In a distant star system — a mere 1,300 light years away from Earth — UNLV researchers and colleagues may have identified the first known planet to orbit three stars.
Unlike our solar system, which consists of a solitary star, it is believed that half of all star systems, like GW Ori where astronomers observed the novel phenomenon, consist of two or more stars that are gravitationally bound to each other.
But no planet orbiting three stars - a circumtriple orbit - has ever been discovered. Perhaps until now.
Takeaways
Using observations from the powerful Atacama Large Millimeter/submillimeter Array (ALMA) telescope, UNLV astronomers analyzed the three observed dust rings around the three stars, which are critical to forming planets.
But they found a substantial, yet puzzling, gap in the circumtriple disc.
The research team investigated different origins, including the possibility that the gap was created by gravitational torque from the three stars. But after constructing a comprehensive model of GW Ori, they found that the more likely, and fascinating, explanation for the space in the disc is the presence of one or more massive planets, Jupiter-like in nature. Gas giants, according to Jeremy Smallwood, lead author and a recent Ph.D. graduate in astronomy from UNLV, are usually the first planets to form within a star system.
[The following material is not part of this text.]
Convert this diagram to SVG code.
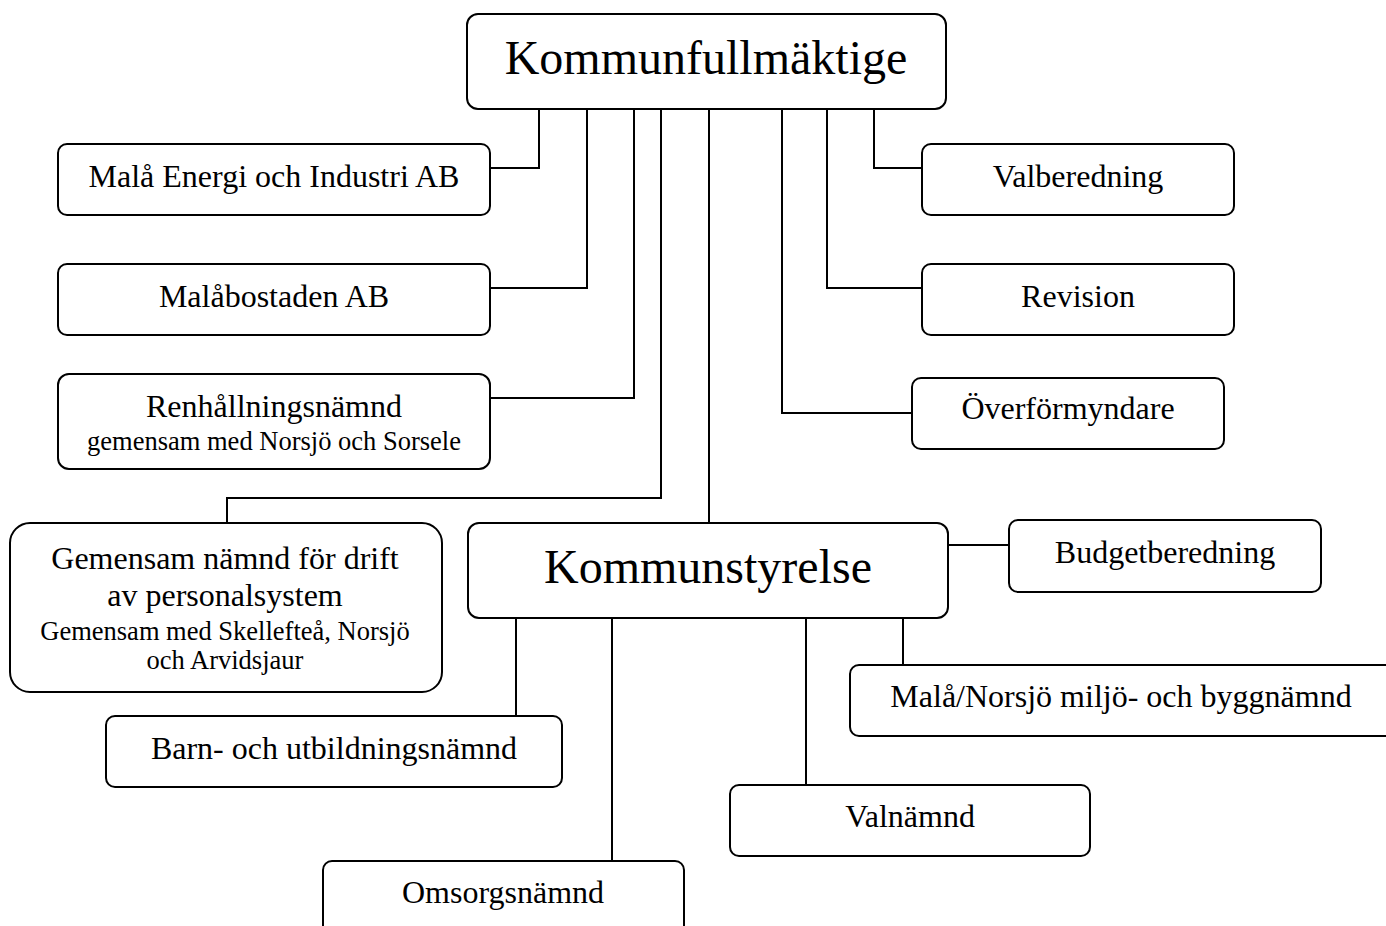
<svg xmlns="http://www.w3.org/2000/svg" width="1386" height="926" viewBox="0 0 1386 926">
<style>
.box{fill:#fff;stroke:#000;stroke-width:2}
.t{font-family:"Liberation Serif","Times New Roman",serif;fill:#000;text-anchor:middle}
.big{font-size:48px}
.m{font-size:32px}
.s{font-size:26.5px}
.c{fill:none;stroke:#000;stroke-width:2}
</style>
<rect width="1386" height="926" fill="#fff"/>
<g id="connectors">
<polyline class="c" points="539,109 539,168 490,168"/>
<polyline class="c" points="587,109 587,288 490,288"/>
<polyline class="c" points="634,109 634,398 490,398"/>
<polyline class="c" points="661,109 661,498 227,498 227,523"/>
<polyline class="c" points="709,109 709,523"/>
<polyline class="c" points="874,109 874,168 922,168"/>
<polyline class="c" points="827,109 827,288 922,288"/>
<polyline class="c" points="782,109 782,413 912,413"/>
<polyline class="c" points="948,545 1009,545"/>
<polyline class="c" points="903,618 903,668"/>
<polyline class="c" points="516,618 516,716"/>
<polyline class="c" points="612,618 612,861"/>
<polyline class="c" points="806,618 806,790"/>
</g>
<g id="kommunfullmaktige">
<rect class="box" x="467" y="14" width="479" height="95" rx="11"/>
<text class="t big" x="706" y="74">Kommunfullmäktige</text>
</g>
<g id="mala-energi">
<rect class="box" x="58" y="144" width="432" height="71" rx="9"/>
<text class="t m" x="274" y="187">Malå Energi och Industri AB</text>
</g>
<g id="malabostaden">
<rect class="box" x="58" y="264" width="432" height="71" rx="9"/>
<text class="t m" x="274" y="307">Malåbostaden AB</text>
</g>
<g id="renhallning">
<rect class="box" x="58" y="374" width="432" height="95" rx="11"/>
<text class="t m" x="274" y="417">Renhållningsnämnd</text>
<text class="t s" x="274" y="450">gemensam med Norsjö och Sorsele</text>
</g>
<g id="personalsystem">
<rect class="box" x="10" y="523" width="432" height="169" rx="20"/>
<text class="t m" x="225" y="569">Gemensam nämnd för drift</text>
<text class="t m" x="225" y="606">av personalsystem</text>
<text class="t s" x="225" y="640">Gemensam med Skellefteå, Norsjö</text>
<text class="t s" x="225" y="669">och Arvidsjaur</text>
</g>
<g id="valberedning">
<rect class="box" x="922" y="144" width="312" height="71" rx="9"/>
<text class="t m" x="1078" y="187">Valberedning</text>
</g>
<g id="revision">
<rect class="box" x="922" y="264" width="312" height="71" rx="9"/>
<text class="t m" x="1078" y="307">Revision</text>
</g>
<g id="overformyndare">
<rect class="box" x="912" y="378" width="312" height="71" rx="9"/>
<text class="t m" x="1068" y="419">Överförmyndare</text>
</g>
<g id="kommunstyrelse">
<rect class="box" x="468" y="523" width="480" height="95" rx="11"/>
<text class="t big" x="708" y="583">Kommunstyrelse</text>
</g>
<g id="budgetberedning">
<rect class="box" x="1009" y="520" width="312" height="72" rx="9"/>
<text class="t m" x="1165" y="563">Budgetberedning</text>
</g>
<g id="miljo-bygg">
<rect class="box" x="850" y="665" width="560" height="71" rx="9"/>
<text class="t m" x="1121" y="707">Malå/Norsjö miljö- och byggnämnd</text>
</g>
<g id="barn-utbildning">
<rect class="box" x="106" y="716" width="456" height="71" rx="9"/>
<text class="t m" x="334" y="759">Barn- och utbildningsnämnd</text>
</g>
<g id="valnamnd">
<rect class="box" x="730" y="785" width="360" height="71" rx="9"/>
<text class="t m" x="910" y="827">Valnämnd</text>
</g>
<g id="omsorgsnamnd">
<rect class="box" x="323" y="861" width="361" height="90" rx="9"/>
<text class="t m" x="503" y="903">Omsorgsnämnd</text>
</g>
</svg>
Terrestrial planets like Earth and Mars follow.
The planet itself cannot be seen, but the finding - highlighted in a September study in the Monthly Notices of the Royal Astronomical Society - suggests that this is the first circumtriple planet ever discovered. Further observations from the ALMA telescope are expected in the coming months, which could provide direct evidence of the phenomenon.
“It’s really exciting because it makes the theory of planet formation really robust,” Smallwood said. “It could mean that planet formation is much more active than we thought, which is pretty cool.”